═════ DATASET

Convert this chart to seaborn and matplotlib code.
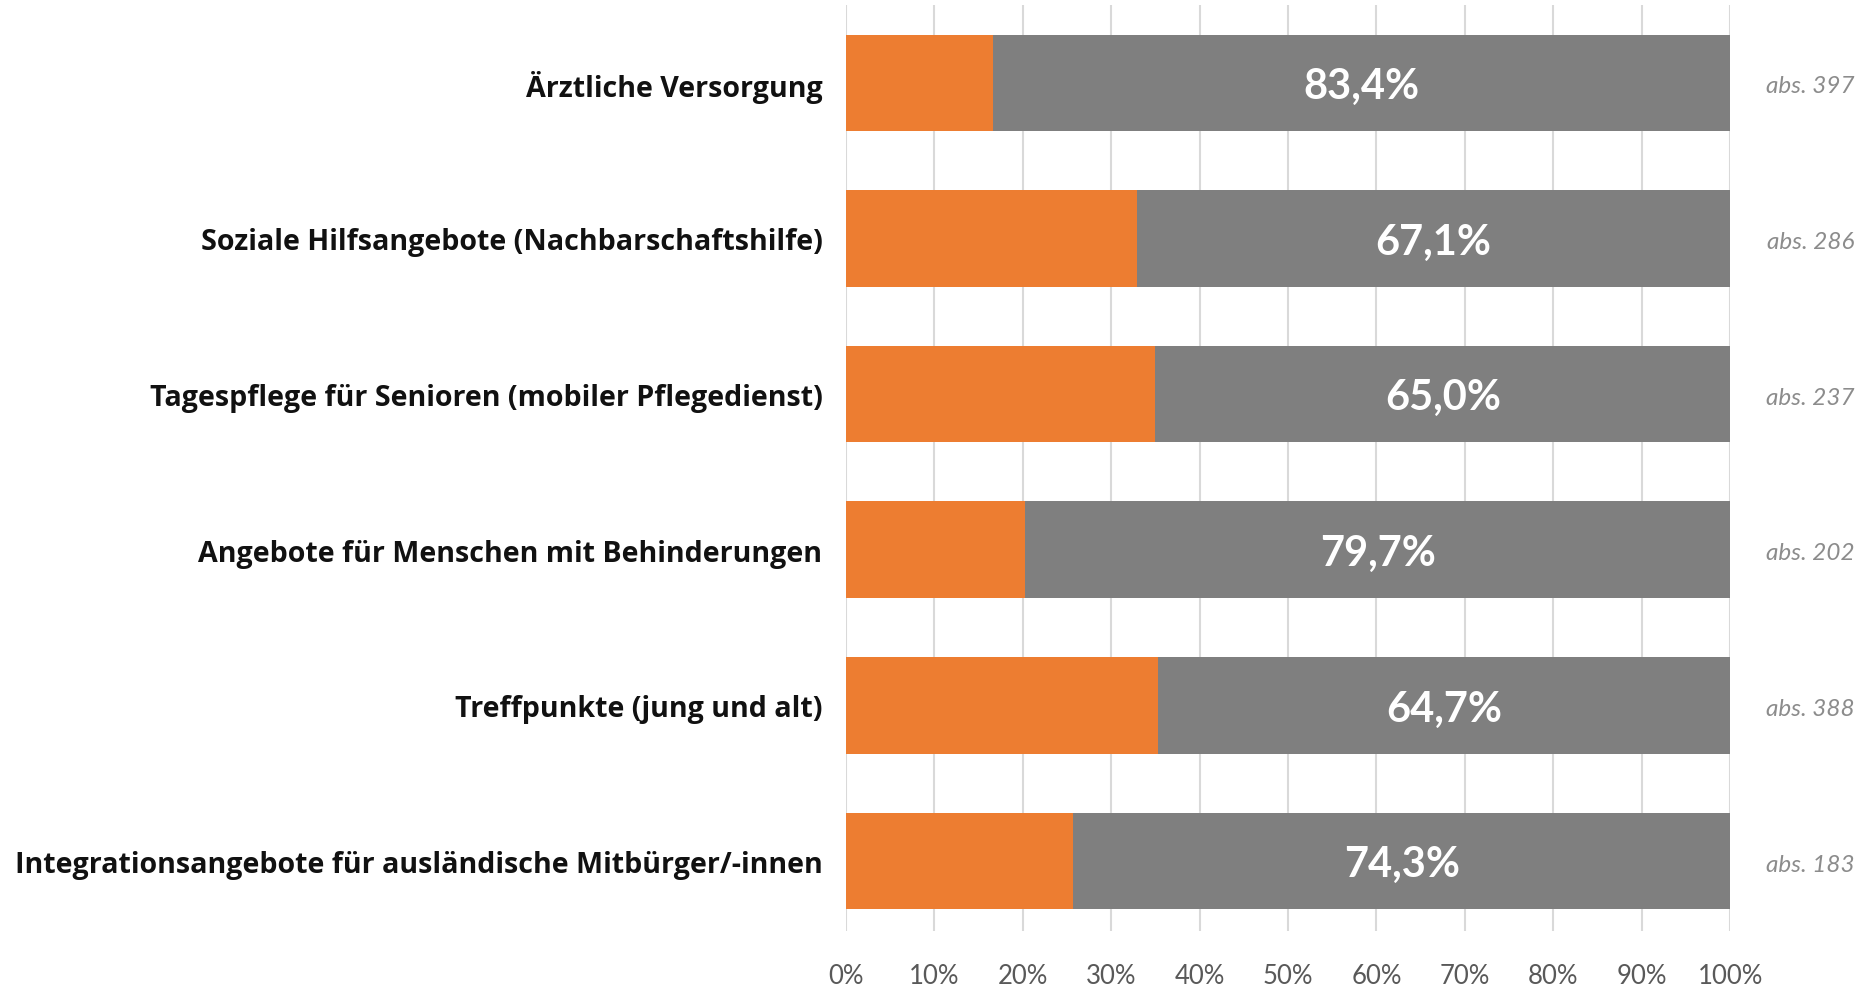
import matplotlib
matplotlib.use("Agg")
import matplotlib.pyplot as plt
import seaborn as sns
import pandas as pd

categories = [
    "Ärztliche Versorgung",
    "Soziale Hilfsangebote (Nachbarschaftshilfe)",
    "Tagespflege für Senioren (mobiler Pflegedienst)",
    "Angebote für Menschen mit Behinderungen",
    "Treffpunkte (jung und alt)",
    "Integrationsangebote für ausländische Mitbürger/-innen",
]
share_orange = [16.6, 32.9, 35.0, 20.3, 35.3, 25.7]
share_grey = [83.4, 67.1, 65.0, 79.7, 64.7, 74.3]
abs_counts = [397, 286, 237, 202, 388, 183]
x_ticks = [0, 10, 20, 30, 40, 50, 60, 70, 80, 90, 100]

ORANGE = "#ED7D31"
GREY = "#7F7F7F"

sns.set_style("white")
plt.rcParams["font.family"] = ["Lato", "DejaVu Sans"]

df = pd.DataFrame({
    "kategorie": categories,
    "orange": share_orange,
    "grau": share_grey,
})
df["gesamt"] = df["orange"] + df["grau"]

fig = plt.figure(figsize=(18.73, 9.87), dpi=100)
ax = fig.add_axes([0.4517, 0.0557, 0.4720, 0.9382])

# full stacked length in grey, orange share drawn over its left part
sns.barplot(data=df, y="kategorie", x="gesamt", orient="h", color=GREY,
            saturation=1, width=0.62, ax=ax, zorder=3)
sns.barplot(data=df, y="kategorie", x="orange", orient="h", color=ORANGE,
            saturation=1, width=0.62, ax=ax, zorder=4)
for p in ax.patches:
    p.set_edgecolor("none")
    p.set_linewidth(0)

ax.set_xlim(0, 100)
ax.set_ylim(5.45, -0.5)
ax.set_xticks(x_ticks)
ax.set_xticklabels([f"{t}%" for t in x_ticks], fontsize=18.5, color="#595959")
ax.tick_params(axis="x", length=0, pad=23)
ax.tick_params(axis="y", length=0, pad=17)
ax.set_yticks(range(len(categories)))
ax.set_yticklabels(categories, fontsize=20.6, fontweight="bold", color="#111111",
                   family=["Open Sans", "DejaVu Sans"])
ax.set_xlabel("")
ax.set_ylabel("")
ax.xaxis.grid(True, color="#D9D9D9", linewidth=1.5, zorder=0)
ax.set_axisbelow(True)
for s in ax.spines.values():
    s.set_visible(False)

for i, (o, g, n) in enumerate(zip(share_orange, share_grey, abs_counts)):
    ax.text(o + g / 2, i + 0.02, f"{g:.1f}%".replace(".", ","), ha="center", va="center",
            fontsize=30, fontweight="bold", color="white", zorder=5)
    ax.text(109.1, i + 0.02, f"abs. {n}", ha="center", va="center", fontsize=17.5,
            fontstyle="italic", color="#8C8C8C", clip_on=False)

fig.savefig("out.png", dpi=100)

══════════
═════ DATASET

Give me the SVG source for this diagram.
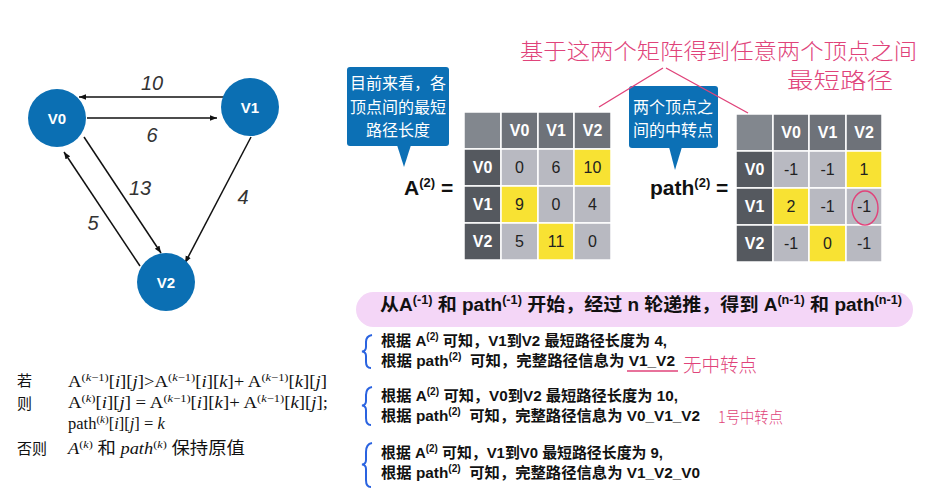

══════════

Set down exactly the lines above, from the line containing "Convert this chart" through the line containing "p.set_linewidth(0)". Skip the pictures.

> _REPLY_
Convert this chart to seaborn and matplotlib code.
import matplotlib
matplotlib.use("Agg")
import matplotlib.pyplot as plt
import seaborn as sns
import pandas as pd

categories = [
    "Ärztliche Versorgung",
    "Soziale Hilfsangebote (Nachbarschaftshilfe)",
    "Tagespflege für Senioren (mobiler Pflegedienst)",
    "Angebote für Menschen mit Behinderungen",
    "Treffpunkte (jung und alt)",
    "Integrationsangebote für ausländische Mitbürger/-innen",
]
share_orange = [16.6, 32.9, 35.0, 20.3, 35.3, 25.7]
share_grey = [83.4, 67.1, 65.0, 79.7, 64.7, 74.3]
abs_counts = [397, 286, 237, 202, 388, 183]
x_ticks = [0, 10, 20, 30, 40, 50, 60, 70, 80, 90, 100]

ORANGE = "#ED7D31"
GREY = "#7F7F7F"

sns.set_style("white")
plt.rcParams["font.family"] = ["Lato", "DejaVu Sans"]

df = pd.DataFrame({
    "kategorie": categories,
    "orange": share_orange,
    "grau": share_grey,
})
df["gesamt"] = df["orange"] + df["grau"]

fig = plt.figure(figsize=(18.73, 9.87), dpi=100)
ax = fig.add_axes([0.4517, 0.0557, 0.4720, 0.9382])

# full stacked length in grey, orange share drawn over its left part
sns.barplot(data=df, y="kategorie", x="gesamt", orient="h", color=GREY,
            saturation=1, width=0.62, ax=ax, zorder=3)
sns.barplot(data=df, y="kategorie", x="orange", orient="h", color=ORANGE,
            saturation=1, width=0.62, ax=ax, zorder=4)
for p in ax.patches:
    p.set_edgecolor("none")
    p.set_linewidth(0)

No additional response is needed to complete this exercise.